DATA SHOWN:
########################################

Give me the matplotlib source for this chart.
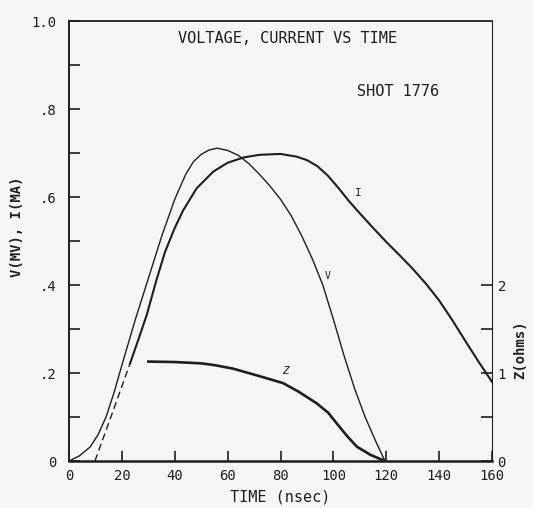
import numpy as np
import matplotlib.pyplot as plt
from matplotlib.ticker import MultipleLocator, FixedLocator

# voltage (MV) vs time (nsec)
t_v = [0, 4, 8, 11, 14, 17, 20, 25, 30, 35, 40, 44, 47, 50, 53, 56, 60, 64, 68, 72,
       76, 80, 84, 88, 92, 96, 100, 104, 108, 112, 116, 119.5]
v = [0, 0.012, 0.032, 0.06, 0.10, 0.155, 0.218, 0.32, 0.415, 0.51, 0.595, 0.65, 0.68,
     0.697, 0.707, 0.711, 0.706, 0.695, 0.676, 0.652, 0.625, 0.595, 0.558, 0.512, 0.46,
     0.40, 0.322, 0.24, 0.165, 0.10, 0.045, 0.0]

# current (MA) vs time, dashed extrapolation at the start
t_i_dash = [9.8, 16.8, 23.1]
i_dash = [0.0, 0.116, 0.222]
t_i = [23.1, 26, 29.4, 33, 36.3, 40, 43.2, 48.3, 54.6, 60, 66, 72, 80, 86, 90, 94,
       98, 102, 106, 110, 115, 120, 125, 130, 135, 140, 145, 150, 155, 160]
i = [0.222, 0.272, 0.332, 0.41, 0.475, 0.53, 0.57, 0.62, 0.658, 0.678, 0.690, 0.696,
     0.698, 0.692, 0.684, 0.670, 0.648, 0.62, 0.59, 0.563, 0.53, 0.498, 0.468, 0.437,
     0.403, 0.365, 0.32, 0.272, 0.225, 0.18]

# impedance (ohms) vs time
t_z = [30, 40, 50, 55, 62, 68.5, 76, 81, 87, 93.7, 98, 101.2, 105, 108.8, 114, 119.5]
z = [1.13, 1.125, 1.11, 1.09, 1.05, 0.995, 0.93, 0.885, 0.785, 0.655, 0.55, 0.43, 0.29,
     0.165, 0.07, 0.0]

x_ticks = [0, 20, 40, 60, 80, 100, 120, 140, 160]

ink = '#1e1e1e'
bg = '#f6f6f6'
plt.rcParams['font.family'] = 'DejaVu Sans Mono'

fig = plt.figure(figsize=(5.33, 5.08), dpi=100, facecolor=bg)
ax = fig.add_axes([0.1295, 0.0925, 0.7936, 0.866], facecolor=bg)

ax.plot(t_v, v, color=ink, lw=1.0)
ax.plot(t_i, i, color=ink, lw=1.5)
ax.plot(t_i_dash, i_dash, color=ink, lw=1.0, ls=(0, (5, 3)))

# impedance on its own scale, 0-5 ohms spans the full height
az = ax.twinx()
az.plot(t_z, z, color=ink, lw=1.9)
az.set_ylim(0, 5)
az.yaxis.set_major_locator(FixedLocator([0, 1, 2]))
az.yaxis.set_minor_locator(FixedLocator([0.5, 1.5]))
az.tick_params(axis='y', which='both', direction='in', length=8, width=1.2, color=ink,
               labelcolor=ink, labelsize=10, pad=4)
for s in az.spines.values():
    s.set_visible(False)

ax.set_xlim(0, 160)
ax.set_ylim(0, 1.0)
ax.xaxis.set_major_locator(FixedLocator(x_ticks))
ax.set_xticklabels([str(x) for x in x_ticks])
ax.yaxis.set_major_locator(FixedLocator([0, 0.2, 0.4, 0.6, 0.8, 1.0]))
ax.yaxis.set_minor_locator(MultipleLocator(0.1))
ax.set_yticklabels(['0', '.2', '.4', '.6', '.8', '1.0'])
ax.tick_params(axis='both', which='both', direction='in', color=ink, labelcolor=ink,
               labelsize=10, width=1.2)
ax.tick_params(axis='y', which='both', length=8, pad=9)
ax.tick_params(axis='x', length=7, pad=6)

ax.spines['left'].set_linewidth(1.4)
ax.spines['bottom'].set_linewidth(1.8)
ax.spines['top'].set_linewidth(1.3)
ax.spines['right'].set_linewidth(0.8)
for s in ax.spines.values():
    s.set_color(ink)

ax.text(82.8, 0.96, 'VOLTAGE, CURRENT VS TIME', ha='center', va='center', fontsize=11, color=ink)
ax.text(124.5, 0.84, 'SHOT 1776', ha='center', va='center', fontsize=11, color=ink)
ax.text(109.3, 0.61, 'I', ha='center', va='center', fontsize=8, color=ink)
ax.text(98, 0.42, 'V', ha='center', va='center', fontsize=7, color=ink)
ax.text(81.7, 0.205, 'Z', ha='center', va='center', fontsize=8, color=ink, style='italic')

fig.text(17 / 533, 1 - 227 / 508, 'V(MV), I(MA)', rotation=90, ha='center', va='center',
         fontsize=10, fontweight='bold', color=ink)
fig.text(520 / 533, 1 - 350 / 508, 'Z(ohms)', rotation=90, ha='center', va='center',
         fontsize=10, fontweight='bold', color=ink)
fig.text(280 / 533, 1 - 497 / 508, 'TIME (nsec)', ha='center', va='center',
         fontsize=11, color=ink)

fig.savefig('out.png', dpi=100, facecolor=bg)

########################################

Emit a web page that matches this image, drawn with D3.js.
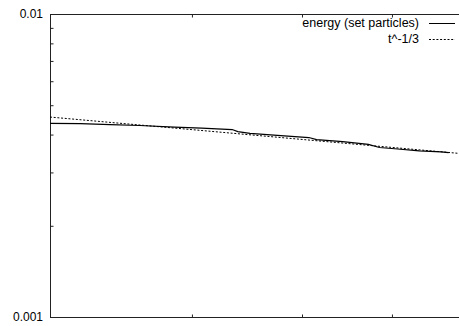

########################################

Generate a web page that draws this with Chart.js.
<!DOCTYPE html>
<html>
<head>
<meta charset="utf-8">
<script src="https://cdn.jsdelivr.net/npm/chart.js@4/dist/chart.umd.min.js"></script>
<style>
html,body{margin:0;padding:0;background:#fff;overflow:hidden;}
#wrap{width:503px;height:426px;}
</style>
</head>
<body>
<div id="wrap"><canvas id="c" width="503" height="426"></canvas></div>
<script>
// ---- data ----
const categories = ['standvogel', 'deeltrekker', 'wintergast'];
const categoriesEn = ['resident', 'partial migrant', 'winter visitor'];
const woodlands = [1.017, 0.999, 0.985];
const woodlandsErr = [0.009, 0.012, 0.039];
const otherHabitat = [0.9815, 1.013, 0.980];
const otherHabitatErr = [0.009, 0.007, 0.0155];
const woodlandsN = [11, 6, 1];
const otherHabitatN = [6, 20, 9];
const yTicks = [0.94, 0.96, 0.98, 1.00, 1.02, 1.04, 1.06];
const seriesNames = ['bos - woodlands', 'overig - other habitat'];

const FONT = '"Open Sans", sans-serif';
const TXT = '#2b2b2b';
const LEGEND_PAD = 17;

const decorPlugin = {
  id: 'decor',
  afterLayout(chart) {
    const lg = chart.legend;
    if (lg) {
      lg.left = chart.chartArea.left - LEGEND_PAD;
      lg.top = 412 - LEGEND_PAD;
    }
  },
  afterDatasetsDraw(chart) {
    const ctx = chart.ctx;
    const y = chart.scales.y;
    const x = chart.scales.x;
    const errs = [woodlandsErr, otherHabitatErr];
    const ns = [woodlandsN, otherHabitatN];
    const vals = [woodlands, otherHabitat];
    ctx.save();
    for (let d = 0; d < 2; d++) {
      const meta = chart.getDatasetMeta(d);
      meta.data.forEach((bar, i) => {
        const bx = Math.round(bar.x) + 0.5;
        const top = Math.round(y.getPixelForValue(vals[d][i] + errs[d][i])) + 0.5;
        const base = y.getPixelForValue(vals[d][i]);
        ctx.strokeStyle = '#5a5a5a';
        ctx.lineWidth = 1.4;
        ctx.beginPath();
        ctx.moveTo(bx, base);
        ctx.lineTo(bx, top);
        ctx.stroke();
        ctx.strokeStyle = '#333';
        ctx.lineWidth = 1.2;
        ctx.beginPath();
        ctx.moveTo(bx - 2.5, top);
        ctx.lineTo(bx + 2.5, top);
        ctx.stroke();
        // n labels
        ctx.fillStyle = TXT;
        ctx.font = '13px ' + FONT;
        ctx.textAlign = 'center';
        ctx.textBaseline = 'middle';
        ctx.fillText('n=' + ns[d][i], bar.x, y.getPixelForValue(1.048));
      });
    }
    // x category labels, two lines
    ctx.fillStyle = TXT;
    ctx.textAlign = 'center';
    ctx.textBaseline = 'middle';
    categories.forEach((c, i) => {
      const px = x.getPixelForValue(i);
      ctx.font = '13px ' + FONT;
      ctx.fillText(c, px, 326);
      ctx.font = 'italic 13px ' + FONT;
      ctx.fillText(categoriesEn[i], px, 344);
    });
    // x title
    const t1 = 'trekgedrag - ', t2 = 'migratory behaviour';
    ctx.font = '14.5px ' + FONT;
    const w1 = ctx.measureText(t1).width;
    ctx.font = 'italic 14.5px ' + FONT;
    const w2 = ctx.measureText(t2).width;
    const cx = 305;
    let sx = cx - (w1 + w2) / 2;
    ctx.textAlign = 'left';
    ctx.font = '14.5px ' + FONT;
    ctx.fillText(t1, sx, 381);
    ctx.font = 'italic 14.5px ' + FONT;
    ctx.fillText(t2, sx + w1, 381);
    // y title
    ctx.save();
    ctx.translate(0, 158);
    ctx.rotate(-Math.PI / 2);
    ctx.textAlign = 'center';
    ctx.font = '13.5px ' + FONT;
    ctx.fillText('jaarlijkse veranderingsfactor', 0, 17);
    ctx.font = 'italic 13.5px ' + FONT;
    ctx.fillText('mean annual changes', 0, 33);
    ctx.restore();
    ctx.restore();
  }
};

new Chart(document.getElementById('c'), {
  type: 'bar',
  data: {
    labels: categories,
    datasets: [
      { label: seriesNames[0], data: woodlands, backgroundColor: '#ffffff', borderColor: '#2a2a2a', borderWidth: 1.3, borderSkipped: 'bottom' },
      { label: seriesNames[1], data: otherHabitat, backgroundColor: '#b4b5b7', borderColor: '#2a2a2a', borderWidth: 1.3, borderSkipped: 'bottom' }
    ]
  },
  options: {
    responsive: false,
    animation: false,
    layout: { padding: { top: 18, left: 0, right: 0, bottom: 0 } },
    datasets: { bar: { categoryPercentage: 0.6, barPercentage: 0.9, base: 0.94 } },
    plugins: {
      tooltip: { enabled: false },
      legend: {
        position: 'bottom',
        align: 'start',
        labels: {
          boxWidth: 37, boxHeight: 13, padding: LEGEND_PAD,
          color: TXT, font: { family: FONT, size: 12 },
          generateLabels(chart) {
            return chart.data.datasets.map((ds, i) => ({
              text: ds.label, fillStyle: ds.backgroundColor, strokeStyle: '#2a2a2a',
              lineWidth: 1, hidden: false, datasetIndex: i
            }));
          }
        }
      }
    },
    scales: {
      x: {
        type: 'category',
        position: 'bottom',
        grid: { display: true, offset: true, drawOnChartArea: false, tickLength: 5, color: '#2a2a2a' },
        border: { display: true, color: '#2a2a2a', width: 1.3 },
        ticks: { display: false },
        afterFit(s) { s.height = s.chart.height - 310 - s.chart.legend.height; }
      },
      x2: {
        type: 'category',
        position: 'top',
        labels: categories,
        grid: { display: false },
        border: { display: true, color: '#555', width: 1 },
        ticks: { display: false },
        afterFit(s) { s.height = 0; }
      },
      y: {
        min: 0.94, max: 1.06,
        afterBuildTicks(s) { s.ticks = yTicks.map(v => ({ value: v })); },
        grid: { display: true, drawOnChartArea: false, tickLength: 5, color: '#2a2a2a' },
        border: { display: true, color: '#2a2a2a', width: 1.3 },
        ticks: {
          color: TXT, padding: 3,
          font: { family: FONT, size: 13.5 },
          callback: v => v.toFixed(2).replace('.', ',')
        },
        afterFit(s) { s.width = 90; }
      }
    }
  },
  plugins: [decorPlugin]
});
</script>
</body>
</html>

########################################

TASK REQUIREMENTS: Check every line of the data above for the string "page", and copy those that have it.

EXERCISE RESPONSE:
Emit a web page that matches this image, drawn with D3.js.
Generate a web page that draws this with Chart.js.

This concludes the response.